Es ist nicht wichtig, an welchen Menschen Murai und sein Team explizit gedacht haben, sondern dass sie es geschafft haben, ihre gesamte Audienz verstört zu hinterlassen. "Teddy Perkins" ist auch ohne einen tieferen Sinn eine gruselige Folge, keine Frage. Mit dem Hintergrund der gezeigten menschlichen Abgründe hat es "Atlanta" jedoch geschafft, einen legendären Fernsehmoment zu schaffen, den niemand erahnen konnte.

Darin liegt nämlich die komplette Faszination von "Teddy Perkins": "Atlanta" hat in den 15 Folgen zuvor eine Welt erschaffen, in der es vordergründig um das Rapgeschäft, unerfüllte Liebe und die alltäglichen Probleme ging. Und plötzlich kommt ein derartiger Psycho-Thriller um die Ecke, der den Zuschauer intensiv darüber nachdenken lässt, wie schnell man über prominente Menschen urteilt, die womöglich das gleiche Schicksal erlitten haben.

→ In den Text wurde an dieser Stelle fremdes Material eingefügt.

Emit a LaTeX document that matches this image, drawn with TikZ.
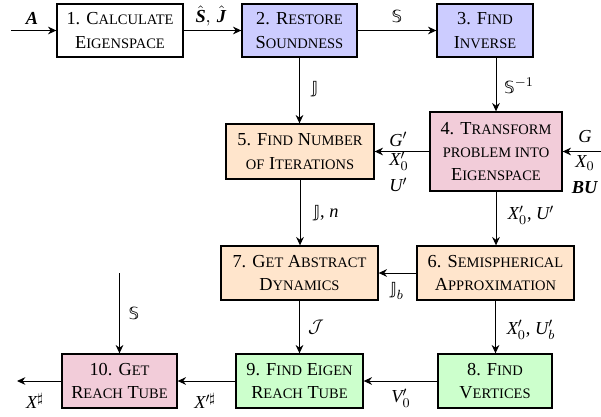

Mir ist bewusst, dass ich mit diesem Text die Überraschung über diese Folge etwas geschmälert habe. Das ist im Grunde aber nicht so schlimm wie "Teddy Perkins" gar nicht erst gesehen zu haben. Hierzulande ist "Atlanta" lediglich Teil des Fox-Programms gewesen, weshalb die Emmy-prämierte Serie möglicherweise bei dem ein oder anderen untergegangen ist. Sie wurde mittlerweile in eine vierte Staffel geschickt und ist auch neben der besagten Folge absolut sehenswert, da Glover überall ein Fünkchen "Teddy Perkins" versprüht. Doch S2 E06 bleibt ein Denkmal für sich, das jeder Serienfan mindestens ein Mal besucht haben sollte.